Consequently, subject to examination by the referring court, it appears that the subscription to those magazines, on the one hand, and the offer of a tablet or a smartphone with a unit value of less than EUR 50 for each new subscription, on the other, form a whole, with the subscription constituting the principal supply and the gift an ancillary supply the sole purpose of which is to encourage the purchase of a subscription.

30

The answer to the first question is therefore that Article 2(1)(a) and the first paragraph of Article 16 of Directive 2006/112 must be interpreted as meaning that the provision of a subscription gift in return for taking out a subscription to periodicals constitutes a supply that is ancillary to the principal service of supplying periodicals, which falls within the concept of a ‘supply of goods for consideration’, within the meaning of those provisions, and must not be regarded as a disposal of goods free of charge within the meaning of the first paragraph of Article 16.

The second to fourth questions

31

In view of the answer given to the first question, there is no need to answer the other questions.

Costs

32

Since these proceedings are, for the parties to the main proceedings, a step in the action pending before the referring court, the decision on costs is a matter for that court.

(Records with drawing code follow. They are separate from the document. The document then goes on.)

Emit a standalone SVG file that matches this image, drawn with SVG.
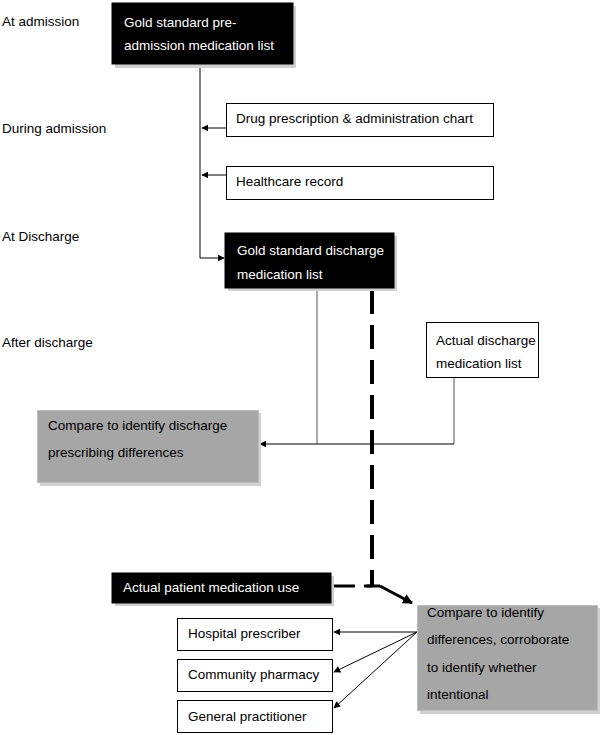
<svg xmlns="http://www.w3.org/2000/svg" width="600" height="735" viewBox="0 0 600 735">
<defs>
<marker id="ah" viewBox="0 0 10 10" refX="9" refY="5" markerWidth="7" markerHeight="7" markerUnits="userSpaceOnUse" orient="auto"><path d="M0,0 L10,5 L0,10 z" fill="#000"/></marker>
<marker id="ahb" viewBox="0 0 10 10" refX="9" refY="5" markerWidth="10" markerHeight="10" markerUnits="userSpaceOnUse" orient="auto"><path d="M0,0 L10,5 L0,10 z" fill="#000"/></marker>
</defs>
<style>
text{font-family:"Liberation Sans",Arial,sans-serif;font-size:13.5px;fill:#000}
.w{fill:#fff}
.blk{fill:#000;stroke:#000}
.wht{fill:#fff;stroke:#000;stroke-width:1}
.gry{fill:#a6a6a6;stroke:#bdbdbd;stroke-width:1}
.sh{fill:#d0d0d0}
.ln{stroke:#000;stroke-width:1;fill:none}
.thin{stroke:#555;stroke-width:1;fill:none}
.dash{stroke:#000;stroke-width:4;fill:none;stroke-dasharray:24 11}
</style>
<g id="labels">
<text x="2" y="26">At admission</text>
<text x="2" y="133">During admission</text>
<text x="2" y="241">At Discharge</text>
<text x="2" y="347">After discharge</text>
</g>
<g id="connectors">
<path class="ln" d="M200,66 V258 H224" marker-end="url(#ah)"/>
<path class="ln" d="M226,128 H202" marker-end="url(#ah)"/>
<path class="ln" d="M226,175 H202" marker-end="url(#ah)"/>
<path class="thin" d="M317,290 V444"/>
<path class="thin" d="M454,378 V444"/>
<path class="ln" d="M454,444 H260" marker-end="url(#ah)"/>
<path class="dash" d="M372,290 V586"/>
<path class="dash" d="M333,586 H372" style="stroke-width:3;stroke-dasharray:22 12"/>
<path class="ln" d="M364,586 H380" style="stroke-width:3"/>
<path class="ln" d="M380,586 L412,603" style="stroke-width:3" marker-end="url(#ahb)"/>
<path class="ln" d="M417,632 H334" marker-end="url(#ah)"/>
<path class="ln" d="M417,632 L334,672" marker-end="url(#ah)"/>
<path class="ln" d="M417,632 L334,708" marker-end="url(#ah)"/>
</g>
<g id="n-preadmission">
<rect class="sh" x="115" y="6" width="181" height="62"/>
<rect class="blk" x="112" y="3" width="181" height="61"/>
<text class="w" x="124" y="27">Gold standard pre-</text>
<text class="w" x="124" y="50">admission medication list</text>
</g>
<g id="n-chart">
<rect class="wht" x="226.5" y="103.5" width="267" height="33"/>
<text x="236" y="123">Drug prescription &amp; administration chart</text>
</g>
<g id="n-record">
<rect class="wht" x="226.5" y="166.5" width="267" height="33"/>
<text x="236" y="186">Healthcare record</text>
</g>
<g id="n-discharge">
<rect class="sh" x="228" y="236" width="169" height="55"/>
<rect class="blk" x="225" y="233" width="169" height="55"/>
<text class="w" x="237" y="255">Gold standard discharge</text>
<text class="w" x="237" y="279">medication list</text>
</g>
<g id="n-actual-discharge">
<rect class="wht" x="426.5" y="322.5" width="112" height="55"/>
<text x="436" y="345">Actual discharge</text>
<text x="436" y="368">medication list</text>
</g>
<g id="n-compare1">
<rect class="sh" x="40" y="413" width="221" height="73"/>
<rect class="gry" x="37.5" y="410.5" width="221" height="72"/>
<text x="48" y="430">Compare to identify discharge</text>
<text x="48" y="457">prescribing differences</text>
</g>
<g id="n-patient-use">
<rect class="sh" x="115" y="576" width="219" height="30"/>
<rect class="blk" x="112" y="573" width="219" height="30"/>
<text class="w" x="123" y="592">Actual patient medication use</text>
</g>
<g id="n-compare2">
<rect class="sh" x="420" y="608" width="180" height="106"/>
<rect class="gry" x="417.5" y="605.5" width="180" height="105"/>
<text x="427" y="617">Compare to identify</text>
<text x="427" y="644">differences, corroborate</text>
<text x="427" y="672">to identify whether</text>
<text x="427" y="699">intentional</text>
</g>
<g id="n-hospital">
<rect class="wht" x="177.5" y="618.5" width="155" height="32"/>
<text x="188" y="638">Hospital prescriber</text>
</g>
<g id="n-community">
<rect class="wht" x="177.5" y="659.5" width="155" height="32"/>
<text x="188" y="679">Community pharmacy</text>
</g>
<g id="n-gp">
<rect class="wht" x="177.5" y="700.5" width="155" height="32"/>
<text x="188" y="721">General practitioner</text>
</g>
</svg>
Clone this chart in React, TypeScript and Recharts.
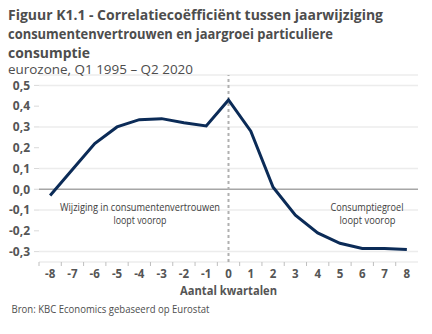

Costs incurred in submitting observations to the Court, other than the costs of those parties, are not recoverable.

 

On those grounds, the Court (Seventh Chamber) hereby rules:

 

Article 2(1)(a) and the first paragraph of Article 16 of Council Directive 2006/112/EC of 28 November 2006 on the common system of value added tax

 

must be interpreted as meaning that the provision of a subscription gift in return for taking out a subscription to periodicals constitutes a supply that is ancillary to the principal service of supplying periodicals, which falls within the concept of ‘supply of goods for consideration’, within the meaning of those provisions, and must not be regarded as a disposal of goods free of charge within the meaning of the first paragraph of Article 16.

 

[Signatures]


( *1 ) Language of the case: Portuguese.